● **WHAT THE TASK ASKS**:
Would you pull out every line of the material that contains the string "matplotlib"?

----

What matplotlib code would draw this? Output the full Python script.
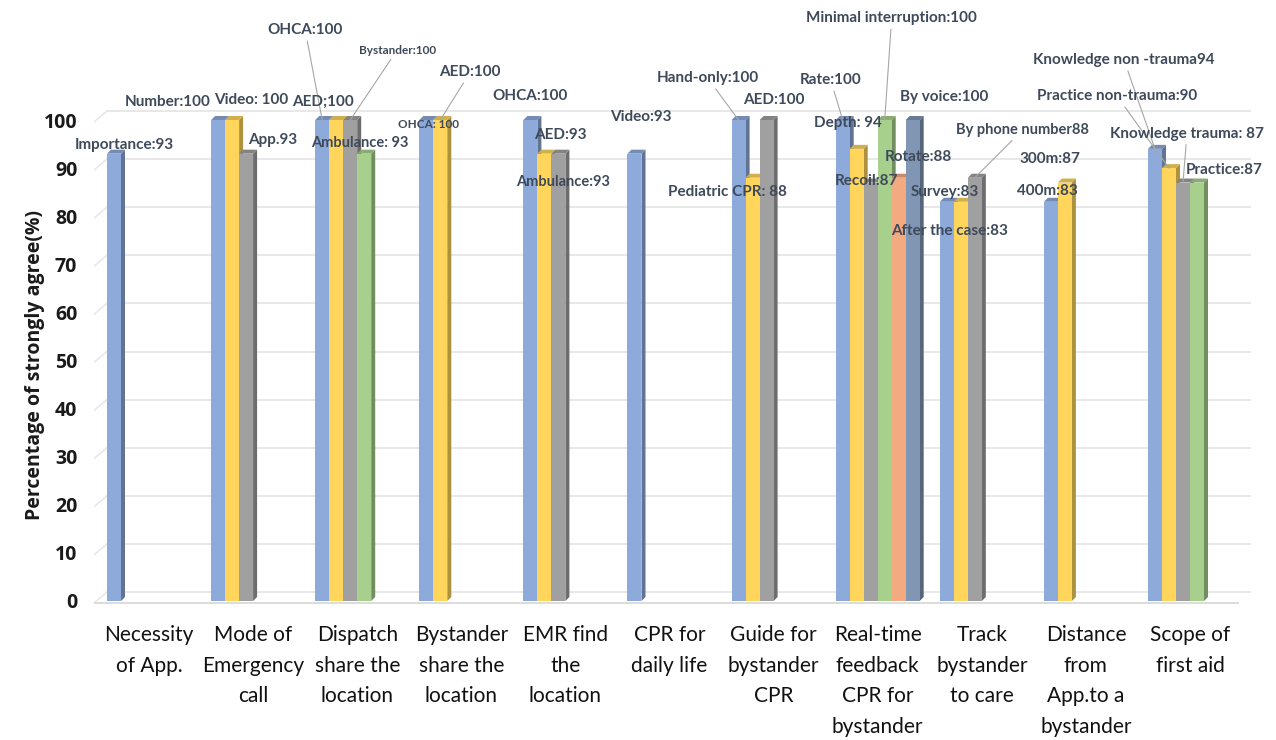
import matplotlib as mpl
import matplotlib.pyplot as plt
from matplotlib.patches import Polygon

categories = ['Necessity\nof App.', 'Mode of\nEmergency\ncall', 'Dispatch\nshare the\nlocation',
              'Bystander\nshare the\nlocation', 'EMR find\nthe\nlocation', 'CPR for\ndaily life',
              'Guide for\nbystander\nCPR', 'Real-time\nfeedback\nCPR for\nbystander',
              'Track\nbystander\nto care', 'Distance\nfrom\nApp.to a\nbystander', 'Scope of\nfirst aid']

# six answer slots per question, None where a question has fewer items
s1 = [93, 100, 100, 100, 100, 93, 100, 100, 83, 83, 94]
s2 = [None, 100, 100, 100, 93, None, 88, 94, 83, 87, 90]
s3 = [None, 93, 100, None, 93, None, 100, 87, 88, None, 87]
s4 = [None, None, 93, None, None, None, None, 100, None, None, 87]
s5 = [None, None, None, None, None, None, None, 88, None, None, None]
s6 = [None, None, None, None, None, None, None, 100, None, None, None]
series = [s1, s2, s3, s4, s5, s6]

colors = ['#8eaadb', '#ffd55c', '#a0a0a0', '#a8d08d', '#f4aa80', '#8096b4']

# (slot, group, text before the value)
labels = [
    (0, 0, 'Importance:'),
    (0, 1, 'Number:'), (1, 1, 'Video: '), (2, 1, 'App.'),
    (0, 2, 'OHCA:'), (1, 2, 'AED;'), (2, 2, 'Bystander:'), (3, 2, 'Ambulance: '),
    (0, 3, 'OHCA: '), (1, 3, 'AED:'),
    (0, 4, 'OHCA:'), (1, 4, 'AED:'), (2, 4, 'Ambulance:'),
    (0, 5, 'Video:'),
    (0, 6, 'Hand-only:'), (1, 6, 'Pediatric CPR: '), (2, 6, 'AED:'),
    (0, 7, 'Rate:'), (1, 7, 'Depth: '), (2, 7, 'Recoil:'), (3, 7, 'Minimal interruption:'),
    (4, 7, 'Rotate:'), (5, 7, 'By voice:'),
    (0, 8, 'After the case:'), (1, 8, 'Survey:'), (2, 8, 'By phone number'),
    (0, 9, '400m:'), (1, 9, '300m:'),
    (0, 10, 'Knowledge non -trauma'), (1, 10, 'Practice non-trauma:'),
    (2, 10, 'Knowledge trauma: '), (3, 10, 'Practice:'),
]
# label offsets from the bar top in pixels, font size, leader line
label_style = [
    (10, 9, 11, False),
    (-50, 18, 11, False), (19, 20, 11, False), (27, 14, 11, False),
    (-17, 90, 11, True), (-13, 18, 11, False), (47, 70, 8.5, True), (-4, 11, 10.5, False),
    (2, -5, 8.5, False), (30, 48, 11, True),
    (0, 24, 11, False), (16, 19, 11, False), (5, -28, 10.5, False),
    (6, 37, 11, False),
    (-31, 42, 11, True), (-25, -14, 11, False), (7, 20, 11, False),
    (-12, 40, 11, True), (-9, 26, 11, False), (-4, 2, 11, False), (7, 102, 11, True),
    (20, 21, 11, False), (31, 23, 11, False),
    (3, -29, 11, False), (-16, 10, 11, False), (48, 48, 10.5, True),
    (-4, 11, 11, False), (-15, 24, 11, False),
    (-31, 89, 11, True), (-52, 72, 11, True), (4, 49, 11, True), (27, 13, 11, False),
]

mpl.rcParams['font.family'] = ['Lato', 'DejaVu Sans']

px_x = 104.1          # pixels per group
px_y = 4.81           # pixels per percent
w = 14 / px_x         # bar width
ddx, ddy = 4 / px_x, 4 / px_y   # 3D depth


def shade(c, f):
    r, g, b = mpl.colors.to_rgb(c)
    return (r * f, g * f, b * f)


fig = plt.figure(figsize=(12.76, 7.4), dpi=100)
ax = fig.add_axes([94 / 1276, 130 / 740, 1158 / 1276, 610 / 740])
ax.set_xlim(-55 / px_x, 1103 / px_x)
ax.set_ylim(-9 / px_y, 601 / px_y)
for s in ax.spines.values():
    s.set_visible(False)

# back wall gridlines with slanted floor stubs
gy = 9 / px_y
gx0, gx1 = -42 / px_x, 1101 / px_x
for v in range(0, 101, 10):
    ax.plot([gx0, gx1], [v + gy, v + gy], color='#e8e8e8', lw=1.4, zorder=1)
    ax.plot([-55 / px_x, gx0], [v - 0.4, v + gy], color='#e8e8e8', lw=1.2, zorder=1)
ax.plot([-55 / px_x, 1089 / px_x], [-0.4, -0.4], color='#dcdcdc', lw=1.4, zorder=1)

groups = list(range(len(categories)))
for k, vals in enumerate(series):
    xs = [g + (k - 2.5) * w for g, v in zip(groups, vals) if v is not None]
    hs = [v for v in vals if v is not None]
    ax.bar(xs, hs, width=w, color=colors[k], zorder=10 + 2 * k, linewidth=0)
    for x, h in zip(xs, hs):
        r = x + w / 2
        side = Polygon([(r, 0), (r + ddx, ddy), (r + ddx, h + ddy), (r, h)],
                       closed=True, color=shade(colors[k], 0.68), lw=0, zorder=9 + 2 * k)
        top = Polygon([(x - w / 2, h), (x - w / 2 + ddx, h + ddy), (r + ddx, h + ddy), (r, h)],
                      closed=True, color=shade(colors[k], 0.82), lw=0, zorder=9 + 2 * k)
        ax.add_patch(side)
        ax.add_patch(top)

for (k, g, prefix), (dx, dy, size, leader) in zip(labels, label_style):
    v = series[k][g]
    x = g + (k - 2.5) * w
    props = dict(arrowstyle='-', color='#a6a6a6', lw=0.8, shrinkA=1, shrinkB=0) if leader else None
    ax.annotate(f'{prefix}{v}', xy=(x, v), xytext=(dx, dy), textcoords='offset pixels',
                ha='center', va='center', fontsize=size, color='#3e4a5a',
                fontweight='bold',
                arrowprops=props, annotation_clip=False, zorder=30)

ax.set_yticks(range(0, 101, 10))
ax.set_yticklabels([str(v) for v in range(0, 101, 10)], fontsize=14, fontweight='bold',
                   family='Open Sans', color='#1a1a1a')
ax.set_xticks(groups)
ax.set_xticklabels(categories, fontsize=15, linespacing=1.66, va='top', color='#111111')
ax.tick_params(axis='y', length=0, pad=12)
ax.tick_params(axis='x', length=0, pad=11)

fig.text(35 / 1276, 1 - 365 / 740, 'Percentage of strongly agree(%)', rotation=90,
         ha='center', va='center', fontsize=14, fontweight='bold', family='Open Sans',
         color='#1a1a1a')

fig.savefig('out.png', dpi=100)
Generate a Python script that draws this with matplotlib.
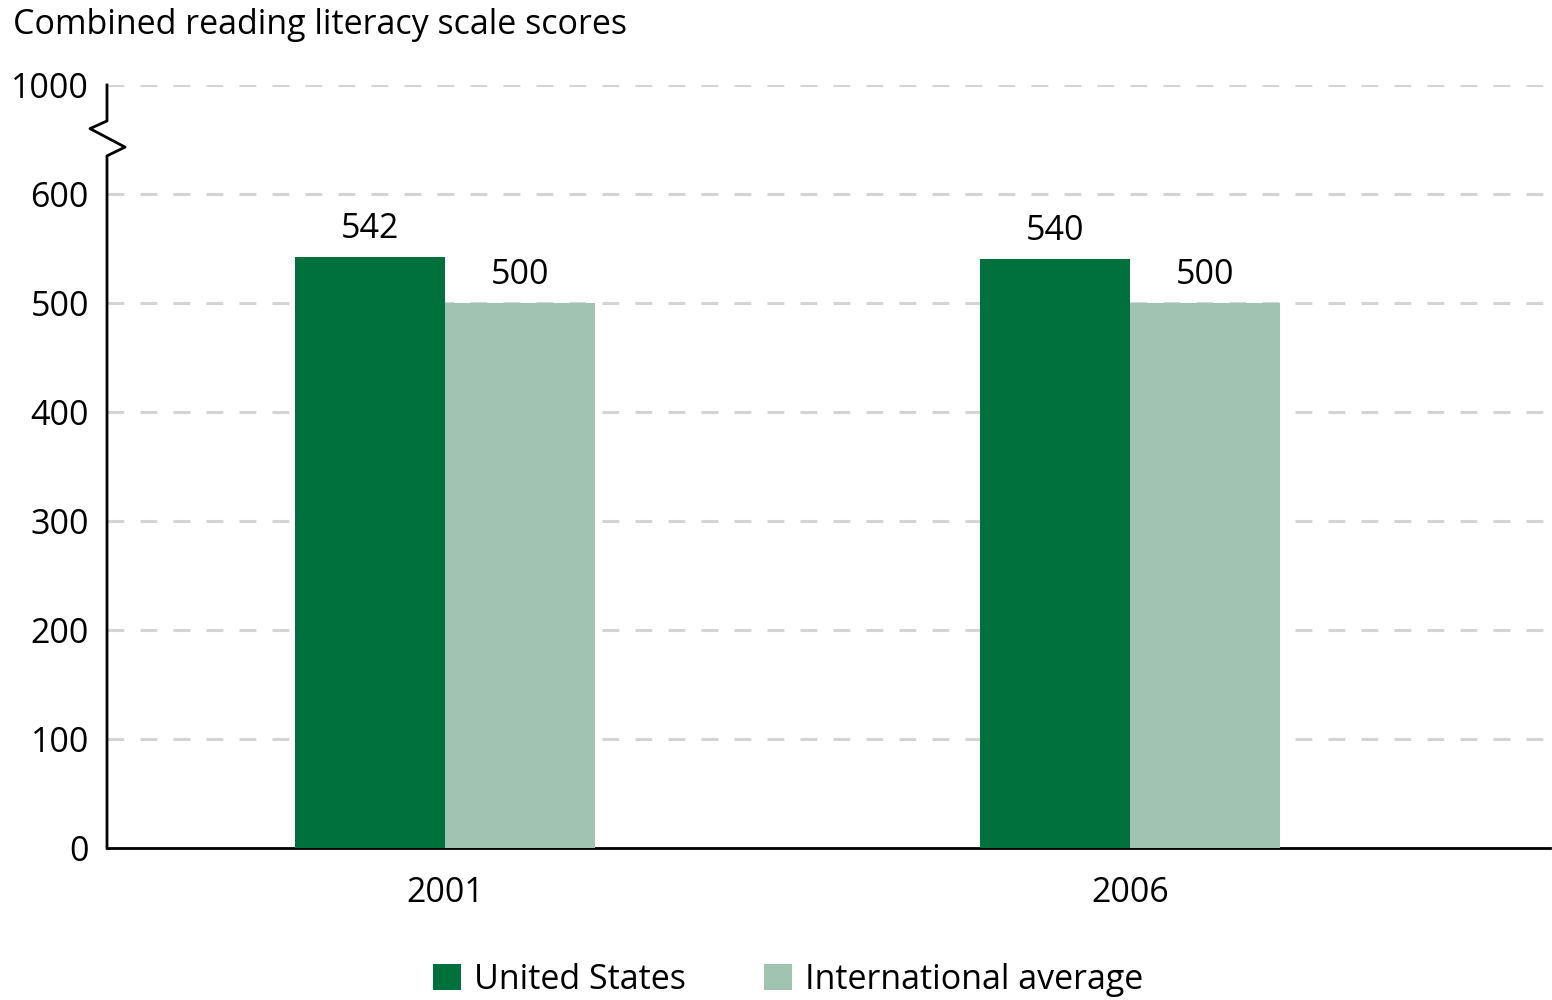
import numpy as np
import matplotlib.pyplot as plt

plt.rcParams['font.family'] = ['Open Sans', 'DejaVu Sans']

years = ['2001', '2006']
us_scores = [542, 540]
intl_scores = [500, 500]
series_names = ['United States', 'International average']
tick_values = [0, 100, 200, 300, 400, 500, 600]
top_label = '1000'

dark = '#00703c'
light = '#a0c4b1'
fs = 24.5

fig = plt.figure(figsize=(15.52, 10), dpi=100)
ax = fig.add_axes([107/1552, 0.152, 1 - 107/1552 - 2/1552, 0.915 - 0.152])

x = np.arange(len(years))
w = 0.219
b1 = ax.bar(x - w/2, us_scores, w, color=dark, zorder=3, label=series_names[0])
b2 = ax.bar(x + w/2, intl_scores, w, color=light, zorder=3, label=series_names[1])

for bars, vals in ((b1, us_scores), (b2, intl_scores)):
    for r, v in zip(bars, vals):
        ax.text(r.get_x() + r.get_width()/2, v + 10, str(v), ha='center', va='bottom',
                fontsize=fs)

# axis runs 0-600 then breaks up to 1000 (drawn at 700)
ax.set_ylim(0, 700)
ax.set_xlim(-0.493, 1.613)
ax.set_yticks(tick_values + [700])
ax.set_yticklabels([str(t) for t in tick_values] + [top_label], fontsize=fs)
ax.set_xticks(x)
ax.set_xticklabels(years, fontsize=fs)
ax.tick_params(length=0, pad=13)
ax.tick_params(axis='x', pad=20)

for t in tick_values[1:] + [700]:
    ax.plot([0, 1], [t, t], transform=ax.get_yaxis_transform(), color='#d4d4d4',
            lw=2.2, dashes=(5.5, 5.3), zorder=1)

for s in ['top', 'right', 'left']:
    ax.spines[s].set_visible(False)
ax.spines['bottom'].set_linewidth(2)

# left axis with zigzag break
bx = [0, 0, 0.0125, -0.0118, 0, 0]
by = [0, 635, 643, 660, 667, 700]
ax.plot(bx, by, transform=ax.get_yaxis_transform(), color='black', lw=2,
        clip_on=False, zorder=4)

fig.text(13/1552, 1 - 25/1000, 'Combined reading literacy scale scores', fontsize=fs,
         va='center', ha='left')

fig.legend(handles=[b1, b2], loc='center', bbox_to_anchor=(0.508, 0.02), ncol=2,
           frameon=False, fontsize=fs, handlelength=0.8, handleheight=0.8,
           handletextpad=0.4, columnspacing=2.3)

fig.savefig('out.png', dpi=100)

----

● **OUTPUT**:
What matplotlib code would draw this? Output the full Python script.
import matplotlib as mpl
import matplotlib.pyplot as plt
from matplotlib.patches import Polygon
Generate a Python script that draws this with matplotlib.
import matplotlib.pyplot as plt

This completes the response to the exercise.